Exercise task: Identify the lines bearing the string "this" and gather them.

Data section:

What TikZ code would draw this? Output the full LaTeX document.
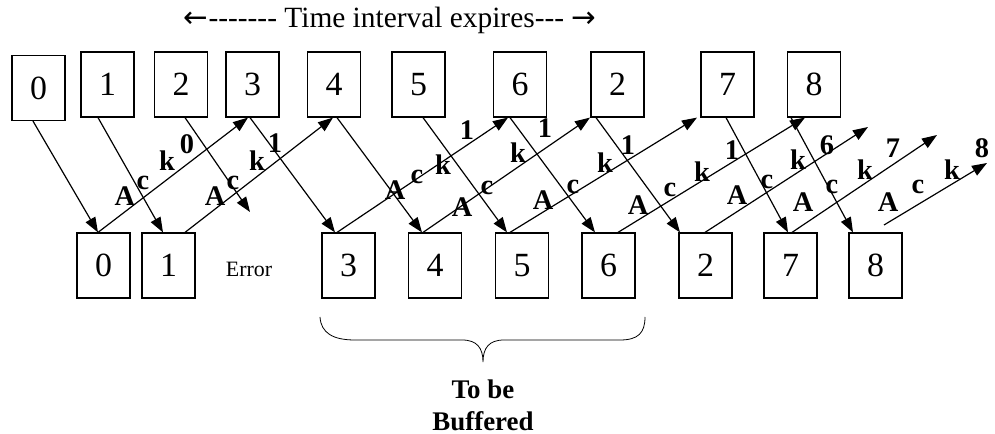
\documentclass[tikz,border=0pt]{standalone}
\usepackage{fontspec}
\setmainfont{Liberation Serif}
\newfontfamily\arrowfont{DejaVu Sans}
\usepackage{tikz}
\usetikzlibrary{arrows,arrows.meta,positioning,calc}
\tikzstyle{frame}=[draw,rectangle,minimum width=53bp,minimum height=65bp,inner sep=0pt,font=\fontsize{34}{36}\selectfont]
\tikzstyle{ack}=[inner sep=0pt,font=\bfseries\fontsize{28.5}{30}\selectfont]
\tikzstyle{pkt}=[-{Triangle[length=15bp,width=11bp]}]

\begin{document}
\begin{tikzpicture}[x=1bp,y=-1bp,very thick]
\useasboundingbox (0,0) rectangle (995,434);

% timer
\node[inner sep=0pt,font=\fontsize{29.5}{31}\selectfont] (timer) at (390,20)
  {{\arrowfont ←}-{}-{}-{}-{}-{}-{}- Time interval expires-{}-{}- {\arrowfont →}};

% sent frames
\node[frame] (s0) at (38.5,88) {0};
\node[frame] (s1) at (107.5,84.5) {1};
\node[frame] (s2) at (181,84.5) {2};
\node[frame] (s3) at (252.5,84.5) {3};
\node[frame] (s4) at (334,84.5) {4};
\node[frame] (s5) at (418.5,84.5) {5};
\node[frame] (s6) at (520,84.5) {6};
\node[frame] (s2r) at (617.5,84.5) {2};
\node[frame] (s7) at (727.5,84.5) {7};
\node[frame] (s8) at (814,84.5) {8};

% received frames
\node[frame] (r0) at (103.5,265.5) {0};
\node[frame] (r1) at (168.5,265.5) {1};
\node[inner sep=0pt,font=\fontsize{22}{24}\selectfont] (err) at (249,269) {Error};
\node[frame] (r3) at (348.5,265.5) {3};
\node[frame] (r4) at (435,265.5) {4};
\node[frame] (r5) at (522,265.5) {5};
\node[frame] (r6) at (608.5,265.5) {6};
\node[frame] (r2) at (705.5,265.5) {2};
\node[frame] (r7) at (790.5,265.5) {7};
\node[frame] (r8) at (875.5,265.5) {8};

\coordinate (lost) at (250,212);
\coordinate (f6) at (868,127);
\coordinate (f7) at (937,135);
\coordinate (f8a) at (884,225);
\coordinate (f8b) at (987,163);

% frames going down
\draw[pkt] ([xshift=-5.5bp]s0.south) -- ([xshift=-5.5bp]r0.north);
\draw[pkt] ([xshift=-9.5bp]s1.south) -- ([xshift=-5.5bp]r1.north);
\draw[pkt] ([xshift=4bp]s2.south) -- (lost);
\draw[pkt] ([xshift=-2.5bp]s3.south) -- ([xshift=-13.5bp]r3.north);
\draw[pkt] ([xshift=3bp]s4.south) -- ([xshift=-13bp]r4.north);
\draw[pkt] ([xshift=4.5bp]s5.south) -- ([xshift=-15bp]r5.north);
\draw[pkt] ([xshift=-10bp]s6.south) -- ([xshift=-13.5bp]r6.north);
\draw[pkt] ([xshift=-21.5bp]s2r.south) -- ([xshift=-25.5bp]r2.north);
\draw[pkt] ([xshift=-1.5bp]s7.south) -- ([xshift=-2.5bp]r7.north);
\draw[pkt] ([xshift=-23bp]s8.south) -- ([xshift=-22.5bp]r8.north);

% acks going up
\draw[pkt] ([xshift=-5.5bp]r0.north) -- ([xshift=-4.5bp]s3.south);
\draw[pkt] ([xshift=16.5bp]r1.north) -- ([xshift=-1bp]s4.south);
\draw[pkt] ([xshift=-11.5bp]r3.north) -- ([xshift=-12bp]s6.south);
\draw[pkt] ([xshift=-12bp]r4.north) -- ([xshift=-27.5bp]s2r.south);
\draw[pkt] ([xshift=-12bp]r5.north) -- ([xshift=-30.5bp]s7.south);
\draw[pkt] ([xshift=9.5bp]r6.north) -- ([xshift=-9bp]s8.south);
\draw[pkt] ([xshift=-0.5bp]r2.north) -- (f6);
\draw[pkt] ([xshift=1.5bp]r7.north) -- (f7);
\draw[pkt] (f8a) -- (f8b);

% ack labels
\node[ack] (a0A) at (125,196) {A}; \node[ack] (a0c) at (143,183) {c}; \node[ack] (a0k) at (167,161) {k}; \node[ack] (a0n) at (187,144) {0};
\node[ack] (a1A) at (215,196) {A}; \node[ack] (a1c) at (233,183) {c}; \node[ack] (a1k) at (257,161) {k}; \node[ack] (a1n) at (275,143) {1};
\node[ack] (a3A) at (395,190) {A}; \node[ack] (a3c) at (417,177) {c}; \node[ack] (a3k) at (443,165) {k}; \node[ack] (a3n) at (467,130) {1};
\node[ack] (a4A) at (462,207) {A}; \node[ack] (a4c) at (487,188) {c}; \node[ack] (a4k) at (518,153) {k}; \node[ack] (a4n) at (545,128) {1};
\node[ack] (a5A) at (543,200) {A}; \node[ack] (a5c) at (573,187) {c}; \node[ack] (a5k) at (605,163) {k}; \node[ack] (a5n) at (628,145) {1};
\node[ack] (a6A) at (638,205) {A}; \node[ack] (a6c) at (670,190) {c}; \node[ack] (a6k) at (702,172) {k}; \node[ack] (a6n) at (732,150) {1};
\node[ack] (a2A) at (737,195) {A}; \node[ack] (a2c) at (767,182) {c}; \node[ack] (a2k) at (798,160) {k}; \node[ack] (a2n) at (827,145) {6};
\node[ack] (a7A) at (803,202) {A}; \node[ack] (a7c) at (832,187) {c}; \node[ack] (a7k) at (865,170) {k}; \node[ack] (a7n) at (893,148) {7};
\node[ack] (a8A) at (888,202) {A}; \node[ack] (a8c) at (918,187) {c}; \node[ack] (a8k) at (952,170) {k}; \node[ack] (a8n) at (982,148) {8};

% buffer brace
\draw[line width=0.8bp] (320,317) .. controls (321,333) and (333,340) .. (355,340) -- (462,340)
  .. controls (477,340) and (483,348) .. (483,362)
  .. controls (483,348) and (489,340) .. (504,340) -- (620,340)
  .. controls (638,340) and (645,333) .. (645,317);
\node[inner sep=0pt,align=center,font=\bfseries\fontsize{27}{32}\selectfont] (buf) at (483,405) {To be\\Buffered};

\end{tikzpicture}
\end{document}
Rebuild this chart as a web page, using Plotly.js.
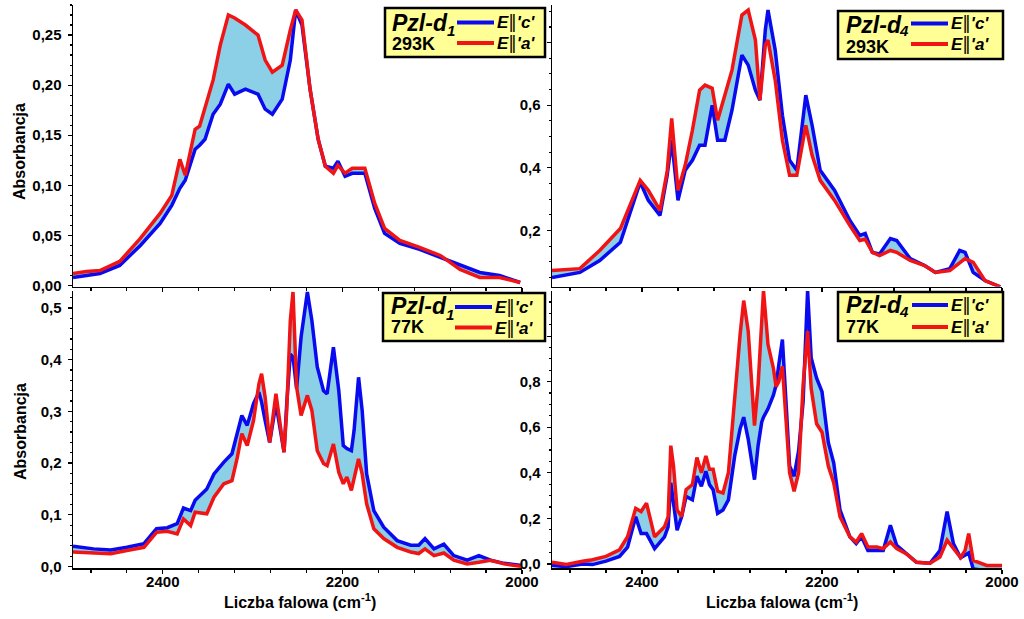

Completed exercise:
What TikZ code would draw this? Output the full LaTeX document.
Rebuild this chart as a web page, using Plotly.js.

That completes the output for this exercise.